I know the show was founded only in 2012, but now it’s already one of the most important underground and indie comics conventions in North America, maybe thanks to the big comics community of Chicago, where there is also Quimby’s, a store that is a sort of institution for underground and self-published comics… I’d like to know how the idea of CAKE was born and if you had some specific goals for this show.
It’s funny you mention Quimby’s cause it’s there where CAKE was really born. Neil Brideau and Edie Fake were both employees of Quimby’s at the time and started a conversation about Chicago needing a comics convention to highlight all the talent that’s pooled in the city.

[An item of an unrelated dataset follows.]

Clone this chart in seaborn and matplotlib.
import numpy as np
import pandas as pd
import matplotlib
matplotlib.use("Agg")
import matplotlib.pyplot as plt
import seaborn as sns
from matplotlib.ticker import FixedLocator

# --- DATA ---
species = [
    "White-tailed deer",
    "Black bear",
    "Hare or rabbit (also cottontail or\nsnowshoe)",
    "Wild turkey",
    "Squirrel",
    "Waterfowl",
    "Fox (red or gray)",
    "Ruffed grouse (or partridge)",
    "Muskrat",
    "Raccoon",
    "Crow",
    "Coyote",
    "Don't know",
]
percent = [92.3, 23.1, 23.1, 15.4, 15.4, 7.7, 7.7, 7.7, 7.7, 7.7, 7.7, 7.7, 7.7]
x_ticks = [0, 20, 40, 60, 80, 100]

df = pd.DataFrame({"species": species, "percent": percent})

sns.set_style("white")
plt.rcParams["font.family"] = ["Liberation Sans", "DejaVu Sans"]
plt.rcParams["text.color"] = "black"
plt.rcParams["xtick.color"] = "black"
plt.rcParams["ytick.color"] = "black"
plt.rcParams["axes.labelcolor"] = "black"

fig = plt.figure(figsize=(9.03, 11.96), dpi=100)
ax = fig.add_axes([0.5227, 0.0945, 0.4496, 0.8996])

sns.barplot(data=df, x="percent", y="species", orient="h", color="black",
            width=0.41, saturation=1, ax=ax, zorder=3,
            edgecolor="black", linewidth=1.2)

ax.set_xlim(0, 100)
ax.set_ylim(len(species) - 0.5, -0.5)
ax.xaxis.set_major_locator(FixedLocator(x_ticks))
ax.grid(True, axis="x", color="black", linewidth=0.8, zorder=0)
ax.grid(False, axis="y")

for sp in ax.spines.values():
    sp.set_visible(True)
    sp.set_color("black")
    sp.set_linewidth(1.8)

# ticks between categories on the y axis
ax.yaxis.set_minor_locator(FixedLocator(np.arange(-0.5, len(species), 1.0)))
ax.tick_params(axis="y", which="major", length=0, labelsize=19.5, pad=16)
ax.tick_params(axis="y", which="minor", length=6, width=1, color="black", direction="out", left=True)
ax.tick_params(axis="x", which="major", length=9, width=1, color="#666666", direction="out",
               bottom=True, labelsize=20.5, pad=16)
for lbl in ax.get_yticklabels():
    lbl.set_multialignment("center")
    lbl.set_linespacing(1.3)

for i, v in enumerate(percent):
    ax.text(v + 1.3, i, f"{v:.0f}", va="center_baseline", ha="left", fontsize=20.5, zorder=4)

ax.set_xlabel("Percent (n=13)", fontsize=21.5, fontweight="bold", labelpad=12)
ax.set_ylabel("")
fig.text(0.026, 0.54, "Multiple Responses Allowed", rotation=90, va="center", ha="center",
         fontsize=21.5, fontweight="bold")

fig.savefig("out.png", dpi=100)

They recruited some friends that felt the same way like me, Max Morris and Grace Tran. We didn’t really know what we’re doing, but had experience as comics makers and exhibitors at other shows. It was also at Quimby’s that we had our meetings after the store would close. The goal was to make a show for Chicago and the Midwest that highlighted the talent that we have. We’ve always admired other conventions like SPX, that have promoted the alternative comics community and have tried to model ourselves on those types of shows while being true to our Midwestern roots. Most importantly though, the purpose of the show is to promote our exhibitors. They make up the community and it’s that community that makes the show the success that it is.
Speaking of which, when you’re selecting people who are submitting an application, you have a preference for artists and publishers in the Chicago area or the show is equally open to everyone?

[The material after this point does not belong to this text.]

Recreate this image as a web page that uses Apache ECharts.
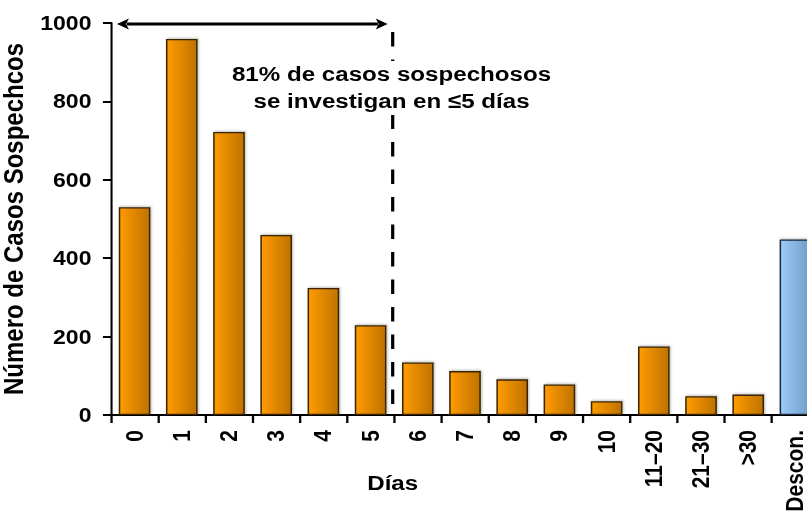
<!DOCTYPE html>
<html>
<head>
<meta charset="utf-8">
<script src="https://cdn.jsdelivr.net/npm/echarts@6/dist/echarts.min.js"></script>
<style>
  html, body { margin: 0; padding: 0; background: #fff; overflow: hidden; }
  /* el original tiene el texto algo ensanchado: se dibuja en 702px y se estira a 807px */
  #chart { width: 702px; height: 520px; transform: scaleX(1.15); transform-origin: 0 0; }
</style>
</head>
<body>
<div id="chart"></div>
<script>
// datos
var dias = ['0', '1', '2', '3', '4', '5', '6', '7', '8', '9', '10', '11\u201320', '21\u201330', '>30', 'Descon.'];
var casos = [530, 959, 722, 459, 324, 229, 134, 112, 91, 78, 35, 175, 48, 52, 448];
var yTicks = [0, 200, 400, 600, 800, 1000];
var nota = ['81% de casos sospechosos', 'se investigan en \u22645 d\u00edas'];

var FONT = '"Liberation Sans", Arial, sans-serif';
var SX = 1.15; // estiramiento horizontal

function grad(c1, c2) {
  return new echarts.graphic.LinearGradient(0, 0, 1, 0, [
    { offset: 0, color: c1 },
    { offset: 1, color: c2 }
  ]);
}

var chart = echarts.init(document.getElementById('chart'), null, { renderer: 'svg' });

var option = {
  animation: false,
  backgroundColor: '#fff',
  grid: { left: 96.5, top: 23, bottom: 105, right: -10.2, containLabel: false, outerBoundsMode: 'none' },
  xAxis: {
    type: 'category',
    data: dias,
    axisLine: { lineStyle: { color: '#000', width: 2 } },
    axisTick: { show: true, length: 8, lineStyle: { color: '#000', width: 2 } },
    axisLabel: {
      rotate: 90,
      interval: 0,
      margin: 15,
      fontFamily: FONT, fontWeight: 'bold', fontSize: 21, color: '#000'
    }
  },
  yAxis: {
    type: 'value',
    min: yTicks[0],
    max: yTicks[yTicks.length - 1],
    interval: 200,
    name: 'N\u00famero de Casos Sospechcos',
    nameLocation: 'middle',
    nameGap: 84.5,
    nameRotate: 90,
    nameMoveOverlap: false,
    nameTextStyle: { fontFamily: FONT, fontWeight: 'bold', fontSize: 24, color: '#000', verticalAlign: 'middle' },
    splitLine: { show: false },
    axisLine: { show: true, lineStyle: { color: '#000', width: 1.8 } },
    axisTick: { show: true, length: 7, lineStyle: { color: '#000', width: 2 } },
    axisLabel: {
      margin: 17,
      fontFamily: FONT, fontWeight: 'bold', fontSize: 20, color: '#000',
      formatter: function (v) { return String(v); }
    }
  },
  series: [{
    type: 'bar',
    barCategoryGap: '33%',
    data: casos.map(function (v, i) {
      var ultimo = i === casos.length - 1;
      return {
        value: v,
        itemStyle: {
          color: ultimo ? grad('#9DCBFA', '#6F9BC6') : grad('#FF9C00', '#BF7200'),
          borderColor: ultimo ? '#1a2a3a' : '#3a2400',
          borderWidth: 1.3,
          shadowColor: 'rgba(0,0,0,0.25)',
          shadowBlur: 2,
          shadowOffsetX: 1,
          shadowOffsetY: -1
        }
      };
    })
  }]
};

chart.setOption(option);

// anotaciones: linea discontinua entre 5 y 6, flecha, textos
var p5 = chart.convertToPixel({ xAxisIndex: 0 }, '5');
var p6 = chart.convertToPixel({ xAxisIndex: 0 }, '6');
var p0 = chart.convertToPixel({ xAxisIndex: 0 }, '0');
var banda = p6 - p5;
var xCorte = (p5 + p6) / 2 - 1.5 / SX;
var yTop = chart.convertToPixel({ yAxisIndex: 0 }, 1000) + 1;
var yBase = chart.convertToPixel({ yAxisIndex: 0 }, 0);
var xIni = p0 - banda / 2 + 6 / SX;
var xFin = xCorte - 5 / SX;
var cabeza = 12 / SX;

chart.setOption({
  graphic: [
    {
      type: 'line',
      shape: { x1: xCorte, y1: yTop + 8, x2: xCorte, y2: yBase - 5 },
      style: { stroke: '#000', lineWidth: 2.8, lineDash: [14.5, 13] },
      z: 10
    },
    {
      type: 'line',
      shape: { x1: xIni + cabeza - 2, y1: yTop, x2: xFin - cabeza + 2, y2: yTop },
      style: { stroke: '#000', lineWidth: 3 },
      z: 10
    },
    {
      type: 'polygon',
      shape: { points: [[xIni, yTop], [xIni + cabeza, yTop - 5.5], [xIni + cabeza * 0.75, yTop], [xIni + cabeza, yTop + 5.5]] },
      style: { fill: '#000' },
      z: 10
    },
    {
      type: 'polygon',
      shape: { points: [[xFin, yTop], [xFin - cabeza, yTop - 5.5], [xFin - cabeza * 0.75, yTop], [xFin - cabeza, yTop + 5.5]] },
      style: { fill: '#000' },
      z: 10
    },
    {
      type: 'text',
      x: xCorte - 1,
      y: 88,
      style: {
        text: nota.join('\n'),
        fontFamily: FONT, fontWeight: 'bold', fontSize: 21,
        lineHeight: 27,
        fill: '#000',
        align: 'center',
        verticalAlign: 'middle',
        backgroundColor: '#fff'
      },
      z: 11
    },
    {
      type: 'text',
      x: xCorte,
      y: 483,
      style: {
        text: 'D\u00edas',
        fontFamily: FONT, fontWeight: 'bold', fontSize: 21,
        fill: '#000',
        align: 'center',
        verticalAlign: 'middle'
      }
    }
  ]
});
</script>
</body>
</html>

The show is wide open to anyone. We encourage a wide a range of applicants as possible so long as they make alternative comics. We do love our Chicago residents and try to get their names promoted as much as possible, but we always have a large portion of our exhibitors from out of town and we always have a show floor stacked with incredible talent. All the CAKE artists are also on the same level, so sometimes you’ll find a first-time exhibitor sitting next to a 30-year vet.
You’re also organizing other events in Chicago and I think this is an important thing to keep the attention about CAKE alive. I’m thinking for example at the event with Keiler Roberts and Edie Fake at the Chicago Architecture Biennial. Do you have other meetings in the works?

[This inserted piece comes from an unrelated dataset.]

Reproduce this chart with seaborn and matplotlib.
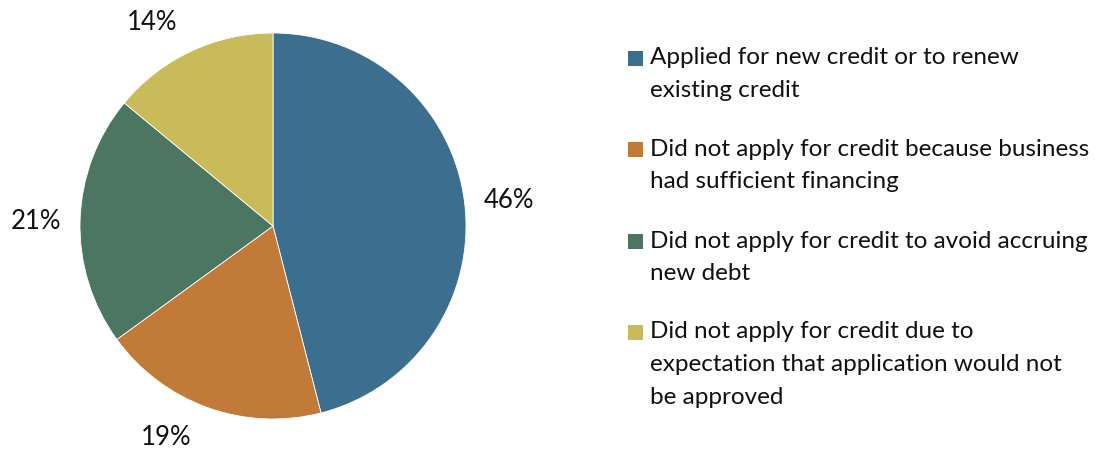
import matplotlib
matplotlib.use("Agg")
import matplotlib.pyplot as plt
from matplotlib.patches import Rectangle
import numpy as np
import seaborn as sns

# Share of businesses by credit-application decision
categories = [
    "Applied for new credit or to renew\nexisting credit",
    "Did not apply for credit because business\nhad sufficient financing",
    "Did not apply for credit to avoid accruing\nnew debt",
    "Did not apply for credit due to\nexpectation that application would not\nbe approved",
]
shares = [46, 19, 21, 14]
colors = ["#3C6E8F", "#C17A37", "#4B7762", "#C9BA5A"]

sns.set_theme(style="white")
plt.rcParams["font.family"] = ["Lato", "DejaVu Sans"]
palette = sns.color_palette(colors)

W, H = 1097, 451
fig = plt.figure(figsize=(W / 100, H / 100), dpi=100)
fig.patch.set_facecolor("white")

FS = 17.5
cx, cy, r = 273, 226, 193
ax = fig.add_axes([(cx - r) / W, (H - cy - r) / H, 2 * r / W, 2 * r / H])
wedges, texts, autotexts = ax.pie(
    shares,
    colors=palette,
    startangle=90,
    counterclock=False,
    autopct="%.0f%%",
    pctdistance=1.22,
    wedgeprops=dict(edgecolor="white", linewidth=0.6),
    textprops=dict(fontsize=18.5, color="#111111"),
)

# Nudge the value labels to sit clear of the slice edges
label_angles = [6.1, -116.8, 179.0, 120.7]
label_dist = 1.228
for t, a in zip(autotexts, label_angles):
    t.set_position((label_dist * np.cos(np.radians(a)),
                    label_dist * np.sin(np.radians(a))))

ax.set_xlim(-1, 1)
ax.set_ylim(-1, 1)
ax.set_aspect("equal")
ax.axis("off")

# Legend drawn as colored squares beside wrapped labels
first_line_y = [58, 149, 241, 332]
line_gap = 32.5
box = 15
for label, color, y0 in zip(categories, palette, first_line_y):
    fig.patches.append(
        Rectangle((628 / W, (H - y0 - box / 2) / H), box / W, box / H,
                  transform=fig.transFigure, facecolor=color, edgecolor="none")
    )
    for j, line in enumerate(label.split("\n")):
        fig.text(650 / W, (H - y0 - j * line_gap) / H, line,
                 fontsize=FS, color="#111111", va="center", ha="left")

fig.savefig("out.png", dpi=100, facecolor="white")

CAKE has turned into a series of events throughout the year. We host several fundraisers including drink and draws and our very popular art auction. It’s a chance for the community to get together more and socialize. CAKE has been expanding into other areas like the Architecture Biennial, and we look forward to more partnerships with the city.
How is the comics scene in Chicago? Which spots you would recommend to a visitor? And do you think there are some comics that describe your city or are strictly connected to it?
The comics scene in Chicago is very exciting. With a crew of veteran cartoonists and young fresh faces showing up all the time, there is a wide range of styles and personalities. Chicago has a ton of great comic shops and several are must go to destinations. Quimby’s is legendary as is its sister store Chicago Comics. There’s also the Comix Revolution, Challengers, First Aid Comics, Third Coast, and like a dozen Graham Crackers stores. Edie Fake’s comics are an excellent example. I also think Chris Ware, early Daniel Clowes and Jessica Abel, and Ivan Brunetti are tied to the city in a special way. John Porcellino’s King Cat speaks more to Illinois and the Midwest in general, but his comics and his dedication to the medium have always been very important to CAKE. And of course there is Trubble Club, the Chicago collective who’s crazy comics are made jointly by Chicago cartoonists who meet and draw together regularly.
I saw a first list of guests for next year’s event, including Sammy Harkham, Patrick Kyle, Tyrell Cannon, Ezra Clayton Daniels, Cathy G Johnson, Laura Park. Do you want to disclose some other names?
We’re not ready yet to talk about other names just yet. We’re diligently working on more people to bring to the show with some super exciting names in the mix. We’ll be announcing more names as they get confirmed, so make sure to follow our social media posts to get the latest news.
There will be some changes in next year’s show?
The show evolves and changes a little every year. Last year we saw a big jump in attendance and our exhibitors reported high sales. We also introduced our workshops programs which were a huge hit. We’ll continue to refine those aspects and bring new ideas to the show, but a lot of the good things will be the same. We’ll be in the same amazing space at the Center on Halstead. We’ll still have our show in June, when the weather in Chicago is beautiful, and we’ll continue to keep our table costs low for our exhibitors, and the show free to attend. I’m sure we’ll have new exciting exhibitors, and we’ll have a slate of programming with our special guests that continues to enrich the comics culture here in the city.
And what about you? Are you working on a new comic to debut at CAKE?
One of the ironies of organizing a comics festival is that it gives me less time for my own comics. So debuting a comic for the show has never really worked out. I pluck away at comics as much as I can and go to other great conventions like SPX, Autoptic, TCAF, and SPACE.